EXERCISE PROMPT: Copy out all the lines exactly. Omit pictures.
◆ ◆ ◆ ◆ ◆ ◆ ◆
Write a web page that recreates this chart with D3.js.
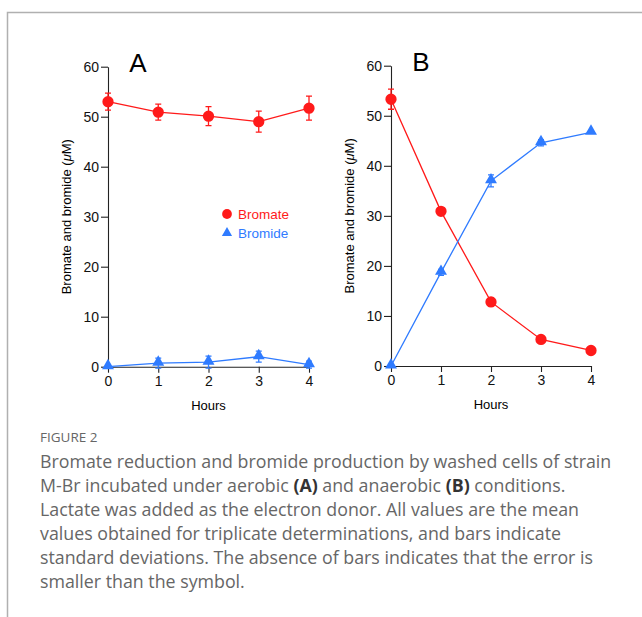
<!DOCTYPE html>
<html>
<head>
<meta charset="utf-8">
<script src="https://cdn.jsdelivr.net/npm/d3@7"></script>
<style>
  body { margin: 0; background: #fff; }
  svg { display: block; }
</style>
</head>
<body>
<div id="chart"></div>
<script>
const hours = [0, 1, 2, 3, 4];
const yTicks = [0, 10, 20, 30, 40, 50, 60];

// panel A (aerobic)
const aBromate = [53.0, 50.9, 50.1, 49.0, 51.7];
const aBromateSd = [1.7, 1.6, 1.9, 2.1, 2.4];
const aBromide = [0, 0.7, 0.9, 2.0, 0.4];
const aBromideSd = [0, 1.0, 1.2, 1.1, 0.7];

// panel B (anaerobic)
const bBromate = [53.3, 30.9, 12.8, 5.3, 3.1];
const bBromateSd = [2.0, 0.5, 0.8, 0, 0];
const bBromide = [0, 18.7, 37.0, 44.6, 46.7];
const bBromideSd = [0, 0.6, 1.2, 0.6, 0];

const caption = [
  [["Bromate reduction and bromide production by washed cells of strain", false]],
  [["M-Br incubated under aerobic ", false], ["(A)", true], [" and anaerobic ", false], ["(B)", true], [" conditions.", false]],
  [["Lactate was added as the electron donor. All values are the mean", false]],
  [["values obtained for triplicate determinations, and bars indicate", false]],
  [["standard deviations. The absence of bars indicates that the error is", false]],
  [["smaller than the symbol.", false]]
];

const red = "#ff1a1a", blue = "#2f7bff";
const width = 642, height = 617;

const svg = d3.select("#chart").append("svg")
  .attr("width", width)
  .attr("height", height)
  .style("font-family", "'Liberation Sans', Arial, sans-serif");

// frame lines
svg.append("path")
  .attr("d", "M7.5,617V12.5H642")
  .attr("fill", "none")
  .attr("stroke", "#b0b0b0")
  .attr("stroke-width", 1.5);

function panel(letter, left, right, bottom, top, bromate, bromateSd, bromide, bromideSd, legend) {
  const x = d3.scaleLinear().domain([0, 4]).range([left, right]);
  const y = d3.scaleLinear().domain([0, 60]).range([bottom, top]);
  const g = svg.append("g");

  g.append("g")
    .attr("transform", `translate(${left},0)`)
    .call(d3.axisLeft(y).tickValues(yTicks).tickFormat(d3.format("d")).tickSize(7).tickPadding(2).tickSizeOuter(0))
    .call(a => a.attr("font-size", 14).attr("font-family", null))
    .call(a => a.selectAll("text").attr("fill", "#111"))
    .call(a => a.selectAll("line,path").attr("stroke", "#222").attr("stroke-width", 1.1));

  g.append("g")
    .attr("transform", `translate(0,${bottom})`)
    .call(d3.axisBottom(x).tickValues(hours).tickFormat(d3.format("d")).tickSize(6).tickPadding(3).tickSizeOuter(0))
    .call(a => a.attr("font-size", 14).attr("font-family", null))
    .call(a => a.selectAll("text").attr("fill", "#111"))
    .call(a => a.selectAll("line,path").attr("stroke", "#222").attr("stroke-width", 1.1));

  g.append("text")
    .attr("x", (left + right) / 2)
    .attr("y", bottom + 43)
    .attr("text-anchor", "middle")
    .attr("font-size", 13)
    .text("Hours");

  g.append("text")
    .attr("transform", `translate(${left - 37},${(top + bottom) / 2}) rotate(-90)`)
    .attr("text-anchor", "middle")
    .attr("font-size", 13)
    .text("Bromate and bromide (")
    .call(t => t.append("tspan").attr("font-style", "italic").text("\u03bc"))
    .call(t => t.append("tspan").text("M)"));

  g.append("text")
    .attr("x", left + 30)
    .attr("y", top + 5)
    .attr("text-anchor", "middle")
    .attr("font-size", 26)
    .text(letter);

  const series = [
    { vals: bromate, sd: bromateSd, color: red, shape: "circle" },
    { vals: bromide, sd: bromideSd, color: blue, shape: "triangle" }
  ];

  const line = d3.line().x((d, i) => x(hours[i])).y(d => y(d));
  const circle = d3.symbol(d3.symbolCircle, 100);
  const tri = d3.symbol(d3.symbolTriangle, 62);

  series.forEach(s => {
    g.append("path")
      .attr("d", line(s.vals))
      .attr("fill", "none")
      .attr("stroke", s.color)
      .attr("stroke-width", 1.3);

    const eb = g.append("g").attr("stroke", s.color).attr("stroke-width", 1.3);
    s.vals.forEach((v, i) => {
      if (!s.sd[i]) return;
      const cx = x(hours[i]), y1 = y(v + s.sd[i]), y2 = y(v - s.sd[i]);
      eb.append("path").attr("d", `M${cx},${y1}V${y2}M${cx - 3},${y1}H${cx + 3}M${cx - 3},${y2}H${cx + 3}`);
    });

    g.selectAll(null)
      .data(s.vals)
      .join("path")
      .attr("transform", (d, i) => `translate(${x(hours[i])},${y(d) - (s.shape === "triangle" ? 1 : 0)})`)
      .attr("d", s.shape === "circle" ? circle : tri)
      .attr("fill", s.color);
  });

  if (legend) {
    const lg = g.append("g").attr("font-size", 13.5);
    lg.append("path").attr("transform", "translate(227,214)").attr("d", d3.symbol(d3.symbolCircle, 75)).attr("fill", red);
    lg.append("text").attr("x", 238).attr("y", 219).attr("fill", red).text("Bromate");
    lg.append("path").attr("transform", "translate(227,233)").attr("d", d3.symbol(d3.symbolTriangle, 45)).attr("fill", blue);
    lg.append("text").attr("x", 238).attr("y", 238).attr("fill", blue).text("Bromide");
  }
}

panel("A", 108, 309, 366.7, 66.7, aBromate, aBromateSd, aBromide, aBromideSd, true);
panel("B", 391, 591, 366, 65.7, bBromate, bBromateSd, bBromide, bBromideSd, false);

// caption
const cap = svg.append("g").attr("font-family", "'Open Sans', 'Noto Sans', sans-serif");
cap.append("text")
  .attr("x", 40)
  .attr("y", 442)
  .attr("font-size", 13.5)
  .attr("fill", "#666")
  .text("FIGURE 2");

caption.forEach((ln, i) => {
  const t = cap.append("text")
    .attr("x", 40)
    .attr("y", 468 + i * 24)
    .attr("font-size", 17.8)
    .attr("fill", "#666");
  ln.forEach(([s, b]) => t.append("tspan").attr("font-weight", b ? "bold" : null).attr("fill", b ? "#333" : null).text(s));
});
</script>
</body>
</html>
◆ ◆ ◆ ◆ ◆ ◆ ◆
SOLVED PROBLEM:
Write a web page that recreates this chart with D3.js.
<!DOCTYPE html>
<html>
<head>
<meta charset="utf-8">
<script src="https://cdn.jsdelivr.net/npm/d3@7"></script>
<style>
  body { margin: 0; background: #fff; }
  svg { display: block; }
</style>
</head>
<body>
<div id="chart"></div>
<script>
const hours = [0, 1, 2, 3, 4];
const yTicks = [0, 10, 20, 30, 40, 50, 60];

// panel A (aerobic)
const aBromate = [53.0, 50.9, 50.1, 49.0, 51.7];
const aBromateSd = [1.7, 1.6, 1.9, 2.1, 2.4];
const aBromide = [0, 0.7, 0.9, 2.0, 0.4];
const aBromideSd = [0, 1.0, 1.2, 1.1, 0.7];

// panel B (anaerobic)
const bBromate = [53.3, 30.9, 12.8, 5.3, 3.1];
const bBromateSd = [2.0, 0.5, 0.8, 0, 0];
const bBromide = [0, 18.7, 37.0, 44.6, 46.7];
const bBromideSd = [0, 0.6, 1.2, 0.6, 0];

const caption = [
  [["Bromate reduction and bromide production by washed cells of strain", false]],
  [["M-Br incubated under aerobic ", false], ["(A)", true], [" and anaerobic ", false], ["(B)", true], [" conditions.", false]],
  [["Lactate was added as the electron donor. All values are the mean", false]],
  [["values obtained for triplicate determinations, and bars indicate", false]],
  [["standard deviations. The absence of bars indicates that the error is", false]],
  [["smaller than the symbol.", false]]
];

const red = "#ff1a1a", blue = "#2f7bff";
const width = 642, height = 617;

const svg = d3.select("#chart").append("svg")
  .attr("width", width)
  .attr("height", height)
  .style("font-family", "'Liberation Sans', Arial, sans-serif");

// frame lines
svg.append("path")
  .attr("d", "M7.5,617V12.5H642")
  .attr("fill", "none")
  .attr("stroke", "#b0b0b0")
  .attr("stroke-width", 1.5);

function panel(letter, left, right, bottom, top, bromate, bromateSd, bromide, bromideSd, legend) {
  const x = d3.scaleLinear().domain([0, 4]).range([left, right]);
  const y = d3.scaleLinear().domain([0, 60]).range([bottom, top]);
  const g = svg.append("g");

  g.append("g")
    .attr("transform", `translate(${left},0)`)
    .call(d3.axisLeft(y).tickValues(yTicks).tickFormat(d3.format("d")).tickSize(7).tickPadding(2).tickSizeOuter(0))
    .call(a => a.attr("font-size", 14).attr("font-family", null))
    .call(a => a.selectAll("text").attr("fill", "#111"))
    .call(a => a.selectAll("line,path").attr("stroke", "#222").attr("stroke-width", 1.1));

  g.append("g")
    .attr("transform", `translate(0,${bottom})`)
    .call(d3.axisBottom(x).tickValues(hours).tickFormat(d3.format("d")).tickSize(6).tickPadding(3).tickSizeOuter(0))
    .call(a => a.attr("font-size", 14).attr("font-family", null))
    .call(a => a.selectAll("text").attr("fill", "#111"))
    .call(a => a.selectAll("line,path").attr("stroke", "#222").attr("stroke-width", 1.1));

  g.append("text")
    .attr("x", (left + right) / 2)
    .attr("y", bottom + 43)
    .attr("text-anchor", "middle")
    .attr("font-size", 13)
    .text("Hours");

  g.append("text")
    .attr("transform", `translate(${left - 37},${(top + bottom) / 2}) rotate(-90)`)
    .attr("text-anchor", "middle")
    .attr("font-size", 13)
    .text("Bromate and bromide (")
    .call(t => t.append("tspan").attr("font-style", "italic").text("\u03bc"))
    .call(t => t.append("tspan").text("M)"));

  g.append("text")
    .attr("x", left + 30)
    .attr("y", top + 5)
    .attr("text-anchor", "middle")
    .attr("font-size", 26)
    .text(letter);

  const series = [
    { vals: bromate, sd: bromateSd, color: red, shape: "circle" },
    { vals: bromide, sd: bromideSd, color: blue, shape: "triangle" }
  ];

  const line = d3.line().x((d, i) => x(hours[i])).y(d => y(d));
  const circle = d3.symbol(d3.symbolCircle, 100);
  const tri = d3.symbol(d3.symbolTriangle, 62);

  series.forEach(s => {
    g.append("path")
      .attr("d", line(s.vals))
      .attr("fill", "none")
      .attr("stroke", s.color)
      .attr("stroke-width", 1.3);

    const eb = g.append("g").attr("stroke", s.color).attr("stroke-width", 1.3);
    s.vals.forEach((v, i) => {
      if (!s.sd[i]) return;
      const cx = x(hours[i]), y1 = y(v + s.sd[i]), y2 = y(v - s.sd[i]);
      eb.append("path").attr("d", `M${cx},${y1}V${y2}M${cx - 3},${y1}H${cx + 3}M${cx - 3},${y2}H${cx + 3}`);
    });

    g.selectAll(null)
      .data(s.vals)
      .join("path")
      .attr("transform", (d, i) => `translate(${x(hours[i])},${y(d) - (s.shape === "triangle" ? 1 : 0)})`)
      .attr("d", s.shape === "circle" ? circle : tri)
      .attr("fill", s.color);
  });

  if (legend) {
    const lg = g.append("g").attr("font-size", 13.5);
    lg.append("path").attr("transform", "translate(227,214)").attr("d", d3.symbol(d3.symbolCircle, 75)).attr("fill", red);
    lg.append("text").attr("x", 238).attr("y", 219).attr("fill", red).text("Bromate");
    lg.append("path").attr("transform", "translate(227,233)").attr("d", d3.symbol(d3.symbolTriangle, 45)).attr("fill", blue);
    lg.append("text").attr("x", 238).attr("y", 238).attr("fill", blue).text("Bromide");
  }
}

panel("A", 108, 309, 366.7, 66.7, aBromate, aBromateSd, aBromide, aBromideSd, true);
panel("B", 391, 591, 366, 65.7, bBromate, bBromateSd, bBromide, bBromideSd, false);

// caption
const cap = svg.append("g").attr("font-family", "'Open Sans', 'Noto Sans', sans-serif");
cap.append("text")
  .attr("x", 40)
  .attr("y", 442)
  .attr("font-size", 13.5)
  .attr("fill", "#666")
  .text("FIGURE 2");

caption.forEach((ln, i) => {
  const t = cap.append("text")
    .attr("x", 40)
    .attr("y", 468 + i * 24)
    .attr("font-size", 17.8)
    .attr("fill", "#666");
  ln.forEach(([s, b]) => t.append("tspan").attr("font-weight", b ? "bold" : null).attr("fill", b ? "#333" : null).text(s));
});
</script>
</body>
</html>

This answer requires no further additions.